### [Work instructions]
Any pictures should be left out; please print exactly the lines between the line with "Rebuild this chart" and the line with "const height = 612;", inclusive.

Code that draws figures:
______________________________

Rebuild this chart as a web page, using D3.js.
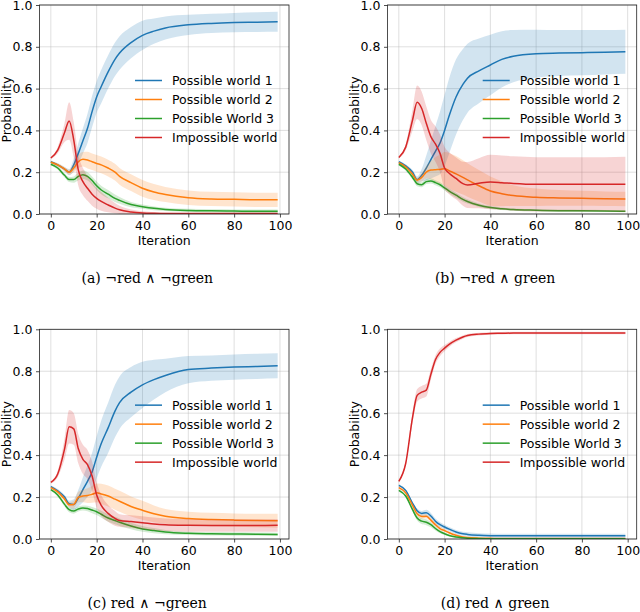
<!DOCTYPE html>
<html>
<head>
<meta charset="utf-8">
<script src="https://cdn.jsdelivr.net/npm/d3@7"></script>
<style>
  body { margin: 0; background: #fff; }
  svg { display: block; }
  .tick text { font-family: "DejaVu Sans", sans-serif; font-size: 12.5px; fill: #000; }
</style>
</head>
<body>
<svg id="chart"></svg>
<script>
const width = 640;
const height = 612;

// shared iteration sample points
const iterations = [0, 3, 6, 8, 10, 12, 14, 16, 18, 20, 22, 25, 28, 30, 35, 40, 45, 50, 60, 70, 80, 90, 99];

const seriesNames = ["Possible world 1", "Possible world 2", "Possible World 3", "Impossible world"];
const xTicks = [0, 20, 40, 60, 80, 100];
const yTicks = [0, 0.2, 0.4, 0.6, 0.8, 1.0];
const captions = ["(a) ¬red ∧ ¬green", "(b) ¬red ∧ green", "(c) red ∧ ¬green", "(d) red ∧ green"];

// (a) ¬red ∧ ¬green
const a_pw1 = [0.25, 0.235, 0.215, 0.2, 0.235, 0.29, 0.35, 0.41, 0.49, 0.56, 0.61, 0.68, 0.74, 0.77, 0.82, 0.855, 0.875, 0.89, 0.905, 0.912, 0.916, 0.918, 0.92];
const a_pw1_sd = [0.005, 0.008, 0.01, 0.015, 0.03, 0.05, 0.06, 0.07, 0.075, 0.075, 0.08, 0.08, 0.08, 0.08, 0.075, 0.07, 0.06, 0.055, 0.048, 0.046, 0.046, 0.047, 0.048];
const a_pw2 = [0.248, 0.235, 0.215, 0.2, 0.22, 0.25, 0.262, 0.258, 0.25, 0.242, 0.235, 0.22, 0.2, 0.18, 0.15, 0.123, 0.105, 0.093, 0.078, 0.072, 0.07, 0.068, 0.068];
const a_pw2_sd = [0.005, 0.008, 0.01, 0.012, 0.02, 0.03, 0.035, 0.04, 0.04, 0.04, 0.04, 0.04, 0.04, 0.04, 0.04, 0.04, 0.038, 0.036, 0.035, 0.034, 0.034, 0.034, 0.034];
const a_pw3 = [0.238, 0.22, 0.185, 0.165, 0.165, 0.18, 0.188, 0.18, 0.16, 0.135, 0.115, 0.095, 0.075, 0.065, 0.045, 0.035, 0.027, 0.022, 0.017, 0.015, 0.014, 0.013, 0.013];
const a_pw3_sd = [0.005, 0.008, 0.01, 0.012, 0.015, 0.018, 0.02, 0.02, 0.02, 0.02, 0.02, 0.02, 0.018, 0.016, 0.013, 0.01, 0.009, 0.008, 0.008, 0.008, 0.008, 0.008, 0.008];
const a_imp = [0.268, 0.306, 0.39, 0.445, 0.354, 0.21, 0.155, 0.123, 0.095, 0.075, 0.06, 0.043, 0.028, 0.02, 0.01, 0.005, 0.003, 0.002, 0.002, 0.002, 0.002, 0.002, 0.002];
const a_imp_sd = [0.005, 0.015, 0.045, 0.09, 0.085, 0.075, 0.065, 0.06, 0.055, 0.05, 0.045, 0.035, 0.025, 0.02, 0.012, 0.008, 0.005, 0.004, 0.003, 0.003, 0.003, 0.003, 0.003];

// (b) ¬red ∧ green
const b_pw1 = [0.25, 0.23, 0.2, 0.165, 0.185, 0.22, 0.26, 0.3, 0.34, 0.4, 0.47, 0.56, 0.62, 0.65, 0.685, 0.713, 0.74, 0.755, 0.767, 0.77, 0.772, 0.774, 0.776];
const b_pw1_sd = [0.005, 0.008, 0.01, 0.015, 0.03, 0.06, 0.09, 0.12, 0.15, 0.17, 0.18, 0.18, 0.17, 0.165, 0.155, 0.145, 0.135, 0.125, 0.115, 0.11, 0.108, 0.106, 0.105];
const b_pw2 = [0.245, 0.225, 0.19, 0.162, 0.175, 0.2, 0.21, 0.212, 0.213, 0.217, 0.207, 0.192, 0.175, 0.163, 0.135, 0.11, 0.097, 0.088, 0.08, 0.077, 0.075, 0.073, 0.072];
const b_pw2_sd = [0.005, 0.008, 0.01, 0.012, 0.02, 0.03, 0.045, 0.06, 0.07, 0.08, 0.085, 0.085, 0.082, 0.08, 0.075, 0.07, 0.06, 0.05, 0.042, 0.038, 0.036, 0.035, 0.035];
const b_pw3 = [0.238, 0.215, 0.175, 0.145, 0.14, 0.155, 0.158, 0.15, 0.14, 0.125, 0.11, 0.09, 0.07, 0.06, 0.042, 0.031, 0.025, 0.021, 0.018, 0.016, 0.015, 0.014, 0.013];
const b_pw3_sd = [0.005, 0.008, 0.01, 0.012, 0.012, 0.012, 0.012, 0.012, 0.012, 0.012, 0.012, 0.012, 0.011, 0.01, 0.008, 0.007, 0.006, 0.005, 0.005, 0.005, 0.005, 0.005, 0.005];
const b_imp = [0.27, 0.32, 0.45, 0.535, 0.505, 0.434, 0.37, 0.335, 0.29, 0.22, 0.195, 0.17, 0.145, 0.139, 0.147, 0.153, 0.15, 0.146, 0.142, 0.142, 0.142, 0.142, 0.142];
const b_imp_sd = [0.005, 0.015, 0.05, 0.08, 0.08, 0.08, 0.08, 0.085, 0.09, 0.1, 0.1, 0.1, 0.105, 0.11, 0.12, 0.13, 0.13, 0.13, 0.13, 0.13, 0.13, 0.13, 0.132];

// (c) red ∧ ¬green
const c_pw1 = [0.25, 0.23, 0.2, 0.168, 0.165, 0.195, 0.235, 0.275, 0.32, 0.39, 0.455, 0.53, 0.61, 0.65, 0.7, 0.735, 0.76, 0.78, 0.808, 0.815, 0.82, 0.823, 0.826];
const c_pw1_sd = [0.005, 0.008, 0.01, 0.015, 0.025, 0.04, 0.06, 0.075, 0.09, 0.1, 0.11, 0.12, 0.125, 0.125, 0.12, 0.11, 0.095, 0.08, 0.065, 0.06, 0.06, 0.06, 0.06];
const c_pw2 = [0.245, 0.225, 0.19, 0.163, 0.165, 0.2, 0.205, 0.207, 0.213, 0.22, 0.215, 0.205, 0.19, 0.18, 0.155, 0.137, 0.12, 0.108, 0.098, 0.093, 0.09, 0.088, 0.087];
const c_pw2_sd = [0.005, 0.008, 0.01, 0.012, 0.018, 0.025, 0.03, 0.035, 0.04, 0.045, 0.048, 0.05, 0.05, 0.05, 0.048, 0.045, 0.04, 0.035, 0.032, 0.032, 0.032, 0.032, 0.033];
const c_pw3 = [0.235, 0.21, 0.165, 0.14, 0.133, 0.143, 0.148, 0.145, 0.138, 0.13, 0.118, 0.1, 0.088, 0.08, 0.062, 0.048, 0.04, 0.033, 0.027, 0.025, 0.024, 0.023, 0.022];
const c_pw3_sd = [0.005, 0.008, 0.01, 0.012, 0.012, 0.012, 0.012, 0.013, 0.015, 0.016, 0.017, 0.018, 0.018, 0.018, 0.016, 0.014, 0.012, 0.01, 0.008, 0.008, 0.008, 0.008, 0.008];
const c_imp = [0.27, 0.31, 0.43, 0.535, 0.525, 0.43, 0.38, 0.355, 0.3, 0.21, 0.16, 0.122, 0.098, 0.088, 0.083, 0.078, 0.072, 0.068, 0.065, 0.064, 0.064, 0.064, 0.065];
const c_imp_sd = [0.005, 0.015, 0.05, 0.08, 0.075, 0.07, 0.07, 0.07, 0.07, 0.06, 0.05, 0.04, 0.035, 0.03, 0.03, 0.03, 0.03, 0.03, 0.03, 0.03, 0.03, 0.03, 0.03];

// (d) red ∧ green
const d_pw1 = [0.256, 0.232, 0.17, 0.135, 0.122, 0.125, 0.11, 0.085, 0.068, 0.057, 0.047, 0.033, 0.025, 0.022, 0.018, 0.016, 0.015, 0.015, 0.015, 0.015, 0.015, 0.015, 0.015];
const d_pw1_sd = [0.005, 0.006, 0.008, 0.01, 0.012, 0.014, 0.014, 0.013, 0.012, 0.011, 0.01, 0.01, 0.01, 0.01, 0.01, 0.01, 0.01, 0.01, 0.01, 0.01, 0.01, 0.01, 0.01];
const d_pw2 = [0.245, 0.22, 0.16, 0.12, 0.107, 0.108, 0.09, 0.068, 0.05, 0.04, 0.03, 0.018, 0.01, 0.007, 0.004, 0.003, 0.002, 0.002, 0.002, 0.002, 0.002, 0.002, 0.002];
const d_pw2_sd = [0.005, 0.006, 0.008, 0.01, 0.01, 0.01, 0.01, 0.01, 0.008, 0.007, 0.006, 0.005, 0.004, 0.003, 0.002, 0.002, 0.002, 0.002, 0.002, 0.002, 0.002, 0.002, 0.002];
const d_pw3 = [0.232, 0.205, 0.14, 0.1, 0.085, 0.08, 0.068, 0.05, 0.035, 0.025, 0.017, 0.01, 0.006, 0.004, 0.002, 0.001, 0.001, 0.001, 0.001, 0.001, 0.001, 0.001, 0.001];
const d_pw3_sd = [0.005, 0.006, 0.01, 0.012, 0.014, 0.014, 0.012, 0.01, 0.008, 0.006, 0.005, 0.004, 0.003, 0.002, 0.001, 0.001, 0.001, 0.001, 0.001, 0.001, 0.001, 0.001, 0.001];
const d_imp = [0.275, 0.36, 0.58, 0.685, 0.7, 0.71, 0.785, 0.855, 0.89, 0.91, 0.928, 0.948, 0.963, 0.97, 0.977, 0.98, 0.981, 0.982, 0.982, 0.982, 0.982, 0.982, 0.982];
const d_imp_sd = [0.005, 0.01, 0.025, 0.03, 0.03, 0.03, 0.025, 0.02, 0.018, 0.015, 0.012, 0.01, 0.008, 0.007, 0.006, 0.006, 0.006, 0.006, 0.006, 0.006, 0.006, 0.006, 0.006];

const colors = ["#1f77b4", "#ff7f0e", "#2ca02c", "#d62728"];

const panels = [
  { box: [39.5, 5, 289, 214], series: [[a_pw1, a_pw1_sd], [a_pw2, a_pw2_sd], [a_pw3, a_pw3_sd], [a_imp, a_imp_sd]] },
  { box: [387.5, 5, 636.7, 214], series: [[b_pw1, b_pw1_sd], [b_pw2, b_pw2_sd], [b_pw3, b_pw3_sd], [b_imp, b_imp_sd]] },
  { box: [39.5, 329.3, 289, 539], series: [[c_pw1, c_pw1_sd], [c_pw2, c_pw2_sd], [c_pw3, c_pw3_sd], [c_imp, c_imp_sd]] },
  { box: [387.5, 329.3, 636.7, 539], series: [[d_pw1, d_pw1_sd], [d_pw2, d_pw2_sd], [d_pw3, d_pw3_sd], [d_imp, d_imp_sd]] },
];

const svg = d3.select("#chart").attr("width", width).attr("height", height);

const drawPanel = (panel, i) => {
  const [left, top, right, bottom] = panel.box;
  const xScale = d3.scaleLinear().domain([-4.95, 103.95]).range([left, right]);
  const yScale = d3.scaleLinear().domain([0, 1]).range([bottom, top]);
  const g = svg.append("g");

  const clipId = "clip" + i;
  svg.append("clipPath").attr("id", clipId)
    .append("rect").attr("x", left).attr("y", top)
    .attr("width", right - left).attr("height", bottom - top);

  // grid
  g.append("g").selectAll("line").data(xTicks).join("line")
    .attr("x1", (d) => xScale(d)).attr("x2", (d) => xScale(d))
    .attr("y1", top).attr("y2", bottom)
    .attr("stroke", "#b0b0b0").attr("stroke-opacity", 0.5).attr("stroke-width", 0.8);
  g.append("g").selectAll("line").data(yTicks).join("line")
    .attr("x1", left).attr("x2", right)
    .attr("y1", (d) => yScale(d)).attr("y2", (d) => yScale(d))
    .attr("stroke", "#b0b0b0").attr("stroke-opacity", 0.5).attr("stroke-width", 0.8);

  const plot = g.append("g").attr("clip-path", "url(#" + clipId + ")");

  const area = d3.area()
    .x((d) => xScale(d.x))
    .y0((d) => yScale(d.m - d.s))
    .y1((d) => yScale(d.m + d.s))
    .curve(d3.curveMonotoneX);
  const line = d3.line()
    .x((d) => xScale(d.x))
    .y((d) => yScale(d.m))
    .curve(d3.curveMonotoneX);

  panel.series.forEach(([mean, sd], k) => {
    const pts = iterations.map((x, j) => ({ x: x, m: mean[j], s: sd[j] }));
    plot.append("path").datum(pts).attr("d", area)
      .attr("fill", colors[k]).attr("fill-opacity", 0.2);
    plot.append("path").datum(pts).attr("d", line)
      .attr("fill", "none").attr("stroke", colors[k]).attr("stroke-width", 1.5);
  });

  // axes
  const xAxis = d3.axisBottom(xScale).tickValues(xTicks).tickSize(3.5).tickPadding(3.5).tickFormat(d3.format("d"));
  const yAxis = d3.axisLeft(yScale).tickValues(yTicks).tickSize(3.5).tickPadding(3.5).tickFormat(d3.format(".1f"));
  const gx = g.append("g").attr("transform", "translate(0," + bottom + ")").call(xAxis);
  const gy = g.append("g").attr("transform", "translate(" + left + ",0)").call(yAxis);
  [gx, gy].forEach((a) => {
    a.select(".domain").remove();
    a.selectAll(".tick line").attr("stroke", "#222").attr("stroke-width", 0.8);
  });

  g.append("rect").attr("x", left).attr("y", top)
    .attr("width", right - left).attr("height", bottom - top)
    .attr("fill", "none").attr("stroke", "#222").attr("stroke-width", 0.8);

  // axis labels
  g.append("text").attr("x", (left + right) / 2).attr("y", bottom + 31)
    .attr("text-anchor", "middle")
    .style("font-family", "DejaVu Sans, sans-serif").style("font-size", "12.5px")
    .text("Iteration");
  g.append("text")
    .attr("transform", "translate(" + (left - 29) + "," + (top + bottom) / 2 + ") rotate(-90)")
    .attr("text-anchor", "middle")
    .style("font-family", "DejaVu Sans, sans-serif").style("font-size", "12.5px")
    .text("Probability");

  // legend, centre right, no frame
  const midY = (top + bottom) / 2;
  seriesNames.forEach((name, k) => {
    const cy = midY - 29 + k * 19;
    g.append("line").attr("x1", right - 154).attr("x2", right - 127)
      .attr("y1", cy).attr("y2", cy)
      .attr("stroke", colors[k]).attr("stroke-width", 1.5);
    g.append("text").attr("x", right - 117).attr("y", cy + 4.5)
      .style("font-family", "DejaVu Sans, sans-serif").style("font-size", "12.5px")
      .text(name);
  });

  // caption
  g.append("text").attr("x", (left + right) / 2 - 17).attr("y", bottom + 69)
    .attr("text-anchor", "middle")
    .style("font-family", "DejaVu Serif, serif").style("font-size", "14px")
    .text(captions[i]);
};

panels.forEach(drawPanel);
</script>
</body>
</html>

______________________________

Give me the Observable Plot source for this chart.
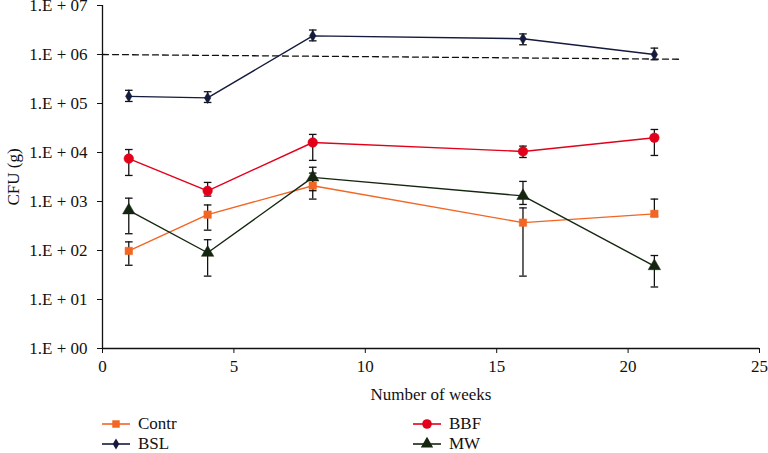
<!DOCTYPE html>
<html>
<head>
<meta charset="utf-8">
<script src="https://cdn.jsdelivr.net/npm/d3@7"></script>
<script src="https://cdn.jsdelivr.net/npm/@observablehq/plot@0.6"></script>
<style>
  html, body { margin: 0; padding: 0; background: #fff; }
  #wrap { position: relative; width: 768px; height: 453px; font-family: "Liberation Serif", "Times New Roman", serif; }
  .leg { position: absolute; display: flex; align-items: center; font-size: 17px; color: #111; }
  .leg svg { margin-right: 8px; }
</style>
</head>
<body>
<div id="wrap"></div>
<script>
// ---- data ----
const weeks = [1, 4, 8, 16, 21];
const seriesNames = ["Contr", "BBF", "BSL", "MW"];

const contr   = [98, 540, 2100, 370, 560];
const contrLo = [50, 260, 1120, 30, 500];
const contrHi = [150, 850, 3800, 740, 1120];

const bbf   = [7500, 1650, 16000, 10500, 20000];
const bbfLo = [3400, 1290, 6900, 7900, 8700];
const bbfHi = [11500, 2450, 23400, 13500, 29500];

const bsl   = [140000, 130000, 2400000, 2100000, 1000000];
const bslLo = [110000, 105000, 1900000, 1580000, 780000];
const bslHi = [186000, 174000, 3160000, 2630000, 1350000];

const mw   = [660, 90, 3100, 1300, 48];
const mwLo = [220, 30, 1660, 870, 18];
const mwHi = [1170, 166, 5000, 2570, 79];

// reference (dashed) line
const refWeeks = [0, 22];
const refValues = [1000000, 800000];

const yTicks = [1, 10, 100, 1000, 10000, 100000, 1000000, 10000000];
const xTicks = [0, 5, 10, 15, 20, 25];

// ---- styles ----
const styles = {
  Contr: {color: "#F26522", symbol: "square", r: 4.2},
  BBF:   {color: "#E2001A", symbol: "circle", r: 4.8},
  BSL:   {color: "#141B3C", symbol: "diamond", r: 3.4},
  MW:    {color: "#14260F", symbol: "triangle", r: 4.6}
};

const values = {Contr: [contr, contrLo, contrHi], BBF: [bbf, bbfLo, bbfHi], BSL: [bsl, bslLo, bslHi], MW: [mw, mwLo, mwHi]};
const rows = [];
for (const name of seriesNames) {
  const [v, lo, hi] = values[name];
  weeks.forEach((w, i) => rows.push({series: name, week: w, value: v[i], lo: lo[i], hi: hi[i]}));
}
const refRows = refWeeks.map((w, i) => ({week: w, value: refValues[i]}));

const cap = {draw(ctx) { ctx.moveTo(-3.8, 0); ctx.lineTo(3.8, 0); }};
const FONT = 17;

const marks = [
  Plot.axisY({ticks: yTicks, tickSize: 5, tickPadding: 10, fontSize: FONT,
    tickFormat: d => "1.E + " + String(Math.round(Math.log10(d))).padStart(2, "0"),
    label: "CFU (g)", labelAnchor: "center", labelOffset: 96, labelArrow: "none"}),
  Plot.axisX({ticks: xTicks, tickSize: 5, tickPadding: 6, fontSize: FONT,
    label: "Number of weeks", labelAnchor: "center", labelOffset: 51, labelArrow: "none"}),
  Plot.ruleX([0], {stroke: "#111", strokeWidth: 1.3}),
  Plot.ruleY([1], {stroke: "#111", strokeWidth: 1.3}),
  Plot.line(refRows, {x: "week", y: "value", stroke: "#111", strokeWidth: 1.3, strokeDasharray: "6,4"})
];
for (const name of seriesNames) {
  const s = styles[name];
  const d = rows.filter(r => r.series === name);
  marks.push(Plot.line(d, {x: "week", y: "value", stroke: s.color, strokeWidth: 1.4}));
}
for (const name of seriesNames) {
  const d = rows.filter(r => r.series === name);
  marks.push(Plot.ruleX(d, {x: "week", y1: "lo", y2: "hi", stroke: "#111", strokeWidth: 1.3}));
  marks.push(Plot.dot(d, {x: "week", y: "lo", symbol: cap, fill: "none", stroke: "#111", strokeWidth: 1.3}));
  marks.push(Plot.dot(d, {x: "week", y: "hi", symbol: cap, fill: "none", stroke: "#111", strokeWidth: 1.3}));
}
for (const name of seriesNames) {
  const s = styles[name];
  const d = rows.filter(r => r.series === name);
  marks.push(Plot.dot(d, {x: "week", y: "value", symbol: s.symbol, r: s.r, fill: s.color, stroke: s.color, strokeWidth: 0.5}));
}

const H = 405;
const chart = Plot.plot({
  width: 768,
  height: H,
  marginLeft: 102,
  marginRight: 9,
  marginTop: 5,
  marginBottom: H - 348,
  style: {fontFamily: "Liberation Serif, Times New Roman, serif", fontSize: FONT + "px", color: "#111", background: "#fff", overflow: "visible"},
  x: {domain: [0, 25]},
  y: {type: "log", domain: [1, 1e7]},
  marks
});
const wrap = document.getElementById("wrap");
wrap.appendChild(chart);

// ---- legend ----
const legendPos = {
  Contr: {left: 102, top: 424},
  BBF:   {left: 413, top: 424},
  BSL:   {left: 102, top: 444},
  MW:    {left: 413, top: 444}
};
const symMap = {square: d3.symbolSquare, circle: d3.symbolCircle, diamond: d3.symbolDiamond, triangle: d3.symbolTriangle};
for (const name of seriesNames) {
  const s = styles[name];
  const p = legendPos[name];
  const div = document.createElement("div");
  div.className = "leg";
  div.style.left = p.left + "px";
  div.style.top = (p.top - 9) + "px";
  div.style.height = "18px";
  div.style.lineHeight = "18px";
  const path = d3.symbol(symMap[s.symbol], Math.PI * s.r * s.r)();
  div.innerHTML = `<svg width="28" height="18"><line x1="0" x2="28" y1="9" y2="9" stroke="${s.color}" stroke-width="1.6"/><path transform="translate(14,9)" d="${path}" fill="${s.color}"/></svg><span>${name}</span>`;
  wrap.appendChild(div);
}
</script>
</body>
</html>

______________________________

### [Reply to the exercise]
Rebuild this chart as a web page, using D3.js.
<!DOCTYPE html>
<html>
<head>
<meta charset="utf-8">
<script src="https://cdn.jsdelivr.net/npm/d3@7"></script>
<style>
  body { margin: 0; background: #fff; }
  svg { display: block; }
  .tick text { font-family: "DejaVu Sans", sans-serif; font-size: 12.5px; fill: #000; }
</style>
</head>
<body>
<svg id="chart"></svg>
<script>
const width = 640;
const height = 612;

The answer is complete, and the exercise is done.